YOUR OBJECTIVE. Skip the pictures. Transcribe the rest of the data below without changing a word.

RECORDED INFORMATION.
__________
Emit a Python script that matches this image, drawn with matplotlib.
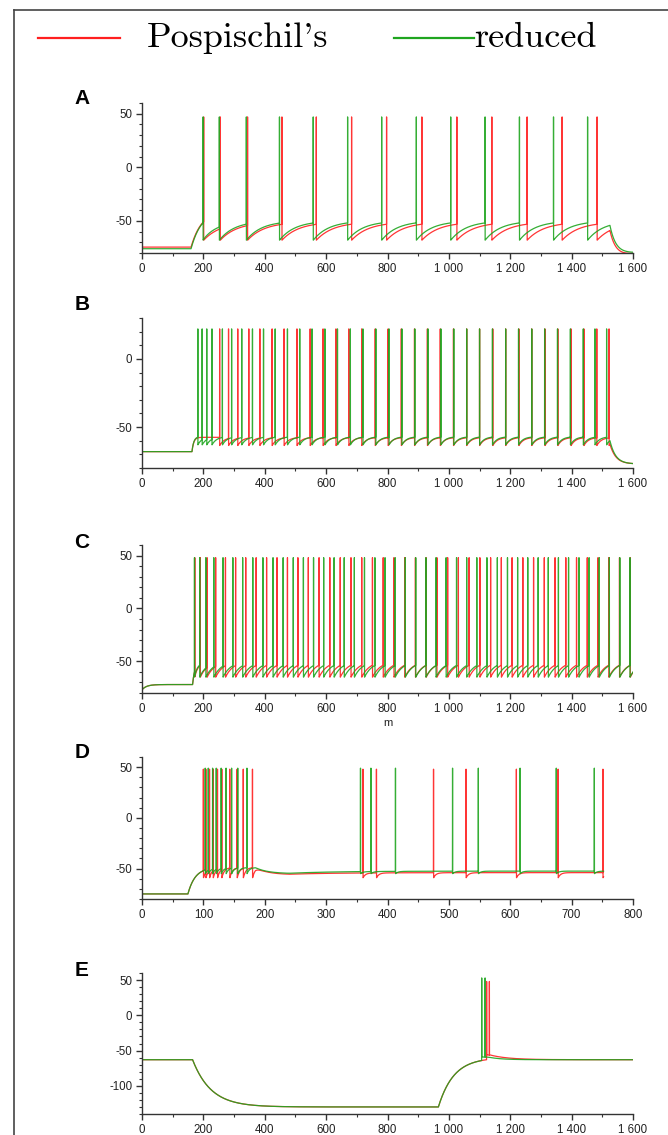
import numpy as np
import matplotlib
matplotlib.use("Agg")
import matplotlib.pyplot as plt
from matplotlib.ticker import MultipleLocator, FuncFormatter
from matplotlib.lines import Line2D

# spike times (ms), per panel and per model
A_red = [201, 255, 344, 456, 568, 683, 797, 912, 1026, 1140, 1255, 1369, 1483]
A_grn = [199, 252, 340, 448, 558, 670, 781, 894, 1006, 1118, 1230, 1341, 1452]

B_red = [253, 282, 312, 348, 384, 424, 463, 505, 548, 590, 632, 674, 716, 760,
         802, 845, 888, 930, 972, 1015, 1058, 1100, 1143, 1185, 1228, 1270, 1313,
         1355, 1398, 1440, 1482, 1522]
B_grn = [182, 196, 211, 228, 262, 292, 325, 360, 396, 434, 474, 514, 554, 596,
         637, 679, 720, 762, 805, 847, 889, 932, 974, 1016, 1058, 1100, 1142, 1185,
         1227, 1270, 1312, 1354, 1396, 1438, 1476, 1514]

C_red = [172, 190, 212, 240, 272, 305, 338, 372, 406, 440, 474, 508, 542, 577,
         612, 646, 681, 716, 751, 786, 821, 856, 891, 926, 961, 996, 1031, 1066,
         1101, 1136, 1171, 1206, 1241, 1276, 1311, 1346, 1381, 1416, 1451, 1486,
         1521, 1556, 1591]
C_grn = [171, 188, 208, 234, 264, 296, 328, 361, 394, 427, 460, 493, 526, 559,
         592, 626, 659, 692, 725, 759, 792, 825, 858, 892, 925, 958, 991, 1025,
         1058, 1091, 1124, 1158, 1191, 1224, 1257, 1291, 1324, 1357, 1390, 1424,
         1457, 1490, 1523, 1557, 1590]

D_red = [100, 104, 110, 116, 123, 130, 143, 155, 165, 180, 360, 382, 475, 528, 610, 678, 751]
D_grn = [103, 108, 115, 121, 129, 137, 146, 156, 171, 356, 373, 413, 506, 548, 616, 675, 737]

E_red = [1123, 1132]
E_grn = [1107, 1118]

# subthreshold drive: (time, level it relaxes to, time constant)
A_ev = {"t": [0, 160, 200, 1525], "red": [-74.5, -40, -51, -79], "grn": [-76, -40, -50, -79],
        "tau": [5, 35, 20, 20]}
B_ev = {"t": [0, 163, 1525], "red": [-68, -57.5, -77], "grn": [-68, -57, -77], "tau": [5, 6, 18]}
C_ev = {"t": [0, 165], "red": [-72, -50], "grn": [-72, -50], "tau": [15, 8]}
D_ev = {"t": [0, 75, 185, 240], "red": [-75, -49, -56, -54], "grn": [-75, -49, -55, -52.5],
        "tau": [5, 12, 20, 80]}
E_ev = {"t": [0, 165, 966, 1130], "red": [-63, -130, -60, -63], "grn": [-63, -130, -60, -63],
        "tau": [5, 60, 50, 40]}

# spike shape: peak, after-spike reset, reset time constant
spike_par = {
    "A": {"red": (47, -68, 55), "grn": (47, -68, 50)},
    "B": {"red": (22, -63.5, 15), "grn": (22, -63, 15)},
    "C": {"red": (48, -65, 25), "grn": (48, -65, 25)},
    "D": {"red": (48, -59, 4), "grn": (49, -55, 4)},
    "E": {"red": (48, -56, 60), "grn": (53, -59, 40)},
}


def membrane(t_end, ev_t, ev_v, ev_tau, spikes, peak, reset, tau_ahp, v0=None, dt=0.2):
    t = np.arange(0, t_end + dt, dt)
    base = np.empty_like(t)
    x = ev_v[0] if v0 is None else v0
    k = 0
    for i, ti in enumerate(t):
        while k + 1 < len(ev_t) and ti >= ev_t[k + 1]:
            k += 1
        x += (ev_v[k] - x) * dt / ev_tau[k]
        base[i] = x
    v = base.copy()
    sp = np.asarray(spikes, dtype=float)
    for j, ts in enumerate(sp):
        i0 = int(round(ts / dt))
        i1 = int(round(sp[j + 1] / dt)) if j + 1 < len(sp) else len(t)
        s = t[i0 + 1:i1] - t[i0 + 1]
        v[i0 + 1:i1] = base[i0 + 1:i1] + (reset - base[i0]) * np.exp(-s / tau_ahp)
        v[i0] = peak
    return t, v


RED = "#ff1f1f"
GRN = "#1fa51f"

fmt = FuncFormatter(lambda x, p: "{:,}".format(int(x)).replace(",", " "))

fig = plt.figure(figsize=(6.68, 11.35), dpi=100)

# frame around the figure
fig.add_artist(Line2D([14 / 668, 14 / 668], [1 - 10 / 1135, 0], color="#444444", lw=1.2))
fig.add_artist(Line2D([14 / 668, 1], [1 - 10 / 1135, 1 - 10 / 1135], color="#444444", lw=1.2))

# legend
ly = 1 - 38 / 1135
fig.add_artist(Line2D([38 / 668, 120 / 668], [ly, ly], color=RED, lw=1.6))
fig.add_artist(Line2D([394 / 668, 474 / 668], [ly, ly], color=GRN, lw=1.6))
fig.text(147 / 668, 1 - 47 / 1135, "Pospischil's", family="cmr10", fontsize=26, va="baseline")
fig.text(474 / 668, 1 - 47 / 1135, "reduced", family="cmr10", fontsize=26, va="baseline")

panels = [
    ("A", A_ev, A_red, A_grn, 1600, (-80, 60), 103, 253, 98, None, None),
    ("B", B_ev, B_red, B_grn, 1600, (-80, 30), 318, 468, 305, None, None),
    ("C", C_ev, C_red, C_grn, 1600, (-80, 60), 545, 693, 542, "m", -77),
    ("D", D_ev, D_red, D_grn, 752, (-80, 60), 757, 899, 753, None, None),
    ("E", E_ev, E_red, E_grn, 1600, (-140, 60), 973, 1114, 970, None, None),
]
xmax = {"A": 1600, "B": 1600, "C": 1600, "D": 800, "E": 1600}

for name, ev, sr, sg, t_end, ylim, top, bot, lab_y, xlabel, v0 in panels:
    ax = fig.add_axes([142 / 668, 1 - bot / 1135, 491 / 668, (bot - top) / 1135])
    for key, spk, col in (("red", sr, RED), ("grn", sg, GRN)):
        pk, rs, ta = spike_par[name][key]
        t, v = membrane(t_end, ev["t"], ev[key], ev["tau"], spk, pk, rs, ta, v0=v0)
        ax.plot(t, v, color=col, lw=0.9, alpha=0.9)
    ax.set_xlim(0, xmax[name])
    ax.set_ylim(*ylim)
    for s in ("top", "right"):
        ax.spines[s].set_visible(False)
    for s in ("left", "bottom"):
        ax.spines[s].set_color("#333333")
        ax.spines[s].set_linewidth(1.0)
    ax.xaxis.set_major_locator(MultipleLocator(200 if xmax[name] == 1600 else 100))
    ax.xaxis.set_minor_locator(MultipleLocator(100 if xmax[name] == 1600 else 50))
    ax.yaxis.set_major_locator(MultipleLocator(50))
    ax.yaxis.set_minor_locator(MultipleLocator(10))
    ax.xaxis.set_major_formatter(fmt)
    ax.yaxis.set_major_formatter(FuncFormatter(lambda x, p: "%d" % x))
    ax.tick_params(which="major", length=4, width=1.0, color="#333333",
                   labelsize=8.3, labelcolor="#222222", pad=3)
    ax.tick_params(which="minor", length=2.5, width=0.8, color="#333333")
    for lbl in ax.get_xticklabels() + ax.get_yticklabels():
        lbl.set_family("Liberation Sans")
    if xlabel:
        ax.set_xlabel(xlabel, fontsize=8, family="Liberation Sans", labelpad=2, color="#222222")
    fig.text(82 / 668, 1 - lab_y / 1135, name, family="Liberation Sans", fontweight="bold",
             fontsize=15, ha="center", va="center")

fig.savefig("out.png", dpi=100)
__________
THE COMPLETED TASK.
Emit a Python script that matches this image, drawn with matplotlib.
import numpy as np
import matplotlib
matplotlib.use("Agg")
import matplotlib.pyplot as plt
from matplotlib.ticker import MultipleLocator, FuncFormatter
from matplotlib.lines import Line2D

# spike times (ms), per panel and per model
A_red = [201, 255, 344, 456, 568, 683, 797, 912, 1026, 1140, 1255, 1369, 1483]
A_grn = [199, 252, 340, 448, 558, 670, 781, 894, 1006, 1118, 1230, 1341, 1452]

B_red = [253, 282, 312, 348, 384, 424, 463, 505, 548, 590, 632, 674, 716, 760,
         802, 845, 888, 930, 972, 1015, 1058, 1100, 1143, 1185, 1228, 1270, 1313,
         1355, 1398, 1440, 1482, 1522]
B_grn = [182, 196, 211, 228, 262, 292, 325, 360, 396, 434, 474, 514, 554, 596,
         637, 679, 720, 762, 805, 847, 889, 932, 974, 1016, 1058, 1100, 1142, 1185,
         1227, 1270, 1312, 1354, 1396, 1438, 1476, 1514]

C_red = [172, 190, 212, 240, 272, 305, 338, 372, 406, 440, 474, 508, 542, 577,
         612, 646, 681, 716, 751, 786, 821, 856, 891, 926, 961, 996, 1031, 1066,
         1101, 1136, 1171, 1206, 1241, 1276, 1311, 1346, 1381, 1416, 1451, 1486,
         1521, 1556, 1591]
C_grn = [171, 188, 208, 234, 264, 296, 328, 361, 394, 427, 460, 493, 526, 559,
         592, 626, 659, 692, 725, 759, 792, 825, 858, 892, 925, 958, 991, 1025,
         1058, 1091, 1124, 1158, 1191, 1224, 1257, 1291, 1324, 1357, 1390, 1424,
         1457, 1490, 1523, 1557, 1590]

D_red = [100, 104, 110, 116, 123, 130, 143, 155, 165, 180, 360, 382, 475, 528, 610, 678, 751]
D_grn = [103, 108, 115, 121, 129, 137, 146, 156, 171, 356, 373, 413, 506, 548, 616, 675, 737]

E_red = [1123, 1132]
E_grn = [1107, 1118]

# subthreshold drive: (time, level it relaxes to, time constant)
A_ev = {"t": [0, 160, 200, 1525], "red": [-74.5, -40, -51, -79], "grn": [-76, -40, -50, -79],
        "tau": [5, 35, 20, 20]}
B_ev = {"t": [0, 163, 1525], "red": [-68, -57.5, -77], "grn": [-68, -57, -77], "tau": [5, 6, 18]}
C_ev = {"t": [0, 165], "red": [-72, -50], "grn": [-72, -50], "tau": [15, 8]}
D_ev = {"t": [0, 75, 185, 240], "red": [-75, -49, -56, -54], "grn": [-75, -49, -55, -52.5],
        "tau": [5, 12, 20, 80]}
E_ev = {"t": [0, 165, 966, 1130], "red": [-63, -130, -60, -63], "grn": [-63, -130, -60, -63],
        "tau": [5, 60, 50, 40]}

# spike shape: peak, after-spike reset, reset time constant
spike_par = {
    "A": {"red": (47, -68, 55), "grn": (47, -68, 50)},
    "B": {"red": (22, -63.5, 15), "grn": (22, -63, 15)},
    "C": {"red": (48, -65, 25), "grn": (48, -65, 25)},
    "D": {"red": (48, -59, 4), "grn": (49, -55, 4)},
    "E": {"red": (48, -56, 60), "grn": (53, -59, 40)},
}


def membrane(t_end, ev_t, ev_v, ev_tau, spikes, peak, reset, tau_ahp, v0=None, dt=0.2):
    t = np.arange(0, t_end + dt, dt)
    base = np.empty_like(t)
    x = ev_v[0] if v0 is None else v0
    k = 0
    for i, ti in enumerate(t):
        while k + 1 < len(ev_t) and ti >= ev_t[k + 1]:
            k += 1
        x += (ev_v[k] - x) * dt / ev_tau[k]
        base[i] = x
    v = base.copy()
    sp = np.asarray(spikes, dtype=float)
    for j, ts in enumerate(sp):
        i0 = int(round(ts / dt))
        i1 = int(round(sp[j + 1] / dt)) if j + 1 < len(sp) else len(t)
        s = t[i0 + 1:i1] - t[i0 + 1]
        v[i0 + 1:i1] = base[i0 + 1:i1] + (reset - base[i0]) * np.exp(-s / tau_ahp)
        v[i0] = peak
    return t, v


RED = "#ff1f1f"
GRN = "#1fa51f"

fmt = FuncFormatter(lambda x, p: "{:,}".format(int(x)).replace(",", " "))

fig = plt.figure(figsize=(6.68, 11.35), dpi=100)

# frame around the figure
fig.add_artist(Line2D([14 / 668, 14 / 668], [1 - 10 / 1135, 0], color="#444444", lw=1.2))
fig.add_artist(Line2D([14 / 668, 1], [1 - 10 / 1135, 1 - 10 / 1135], color="#444444", lw=1.2))

# legend
ly = 1 - 38 / 1135
fig.add_artist(Line2D([38 / 668, 120 / 668], [ly, ly], color=RED, lw=1.6))
fig.add_artist(Line2D([394 / 668, 474 / 668], [ly, ly], color=GRN, lw=1.6))
fig.text(147 / 668, 1 - 47 / 1135, "Pospischil's", family="cmr10", fontsize=26, va="baseline")
fig.text(474 / 668, 1 - 47 / 1135, "reduced", family="cmr10", fontsize=26, va="baseline")

panels = [
    ("A", A_ev, A_red, A_grn, 1600, (-80, 60), 103, 253, 98, None, None),
    ("B", B_ev, B_red, B_grn, 1600, (-80, 30), 318, 468, 305, None, None),
    ("C", C_ev, C_red, C_grn, 1600, (-80, 60), 545, 693, 542, "m", -77),
    ("D", D_ev, D_red, D_grn, 752, (-80, 60), 757, 899, 753, None, None),
    ("E", E_ev, E_red, E_grn, 1600, (-140, 60), 973, 1114, 970, None, None),
]
xmax = {"A": 1600, "B": 1600, "C": 1600, "D": 800, "E": 1600}

for name, ev, sr, sg, t_end, ylim, top, bot, lab_y, xlabel, v0 in panels:
    ax = fig.add_axes([142 / 668, 1 - bot / 1135, 491 / 668, (bot - top) / 1135])
    for key, spk, col in (("red", sr, RED), ("grn", sg, GRN)):
        pk, rs, ta = spike_par[name][key]
        t, v = membrane(t_end, ev["t"], ev[key], ev["tau"], spk, pk, rs, ta, v0=v0)
        ax.plot(t, v, color=col, lw=0.9, alpha=0.9)
    ax.set_xlim(0, xmax[name])
    ax.set_ylim(*ylim)
    for s in ("top", "right"):
        ax.spines[s].set_visible(False)
    for s in ("left", "bottom"):
        ax.spines[s].set_color("#333333")
        ax.spines[s].set_linewidth(1.0)
    ax.xaxis.set_major_locator(MultipleLocator(200 if xmax[name] == 1600 else 100))
    ax.xaxis.set_minor_locator(MultipleLocator(100 if xmax[name] == 1600 else 50))
    ax.yaxis.set_major_locator(MultipleLocator(50))
    ax.yaxis.set_minor_locator(MultipleLocator(10))
    ax.xaxis.set_major_formatter(fmt)
    ax.yaxis.set_major_formatter(FuncFormatter(lambda x, p: "%d" % x))
    ax.tick_params(which="major", length=4, width=1.0, color="#333333",
                   labelsize=8.3, labelcolor="#222222", pad=3)
    ax.tick_params(which="minor", length=2.5, width=0.8, color="#333333")
    for lbl in ax.get_xticklabels() + ax.get_yticklabels():
        lbl.set_family("Liberation Sans")
    if xlabel:
        ax.set_xlabel(xlabel, fontsize=8, family="Liberation Sans", labelpad=2, color="#222222")
    fig.text(82 / 668, 1 - lab_y / 1135, name, family="Liberation Sans", fontweight="bold",
             fontsize=15, ha="center", va="center")

fig.savefig("out.png", dpi=100)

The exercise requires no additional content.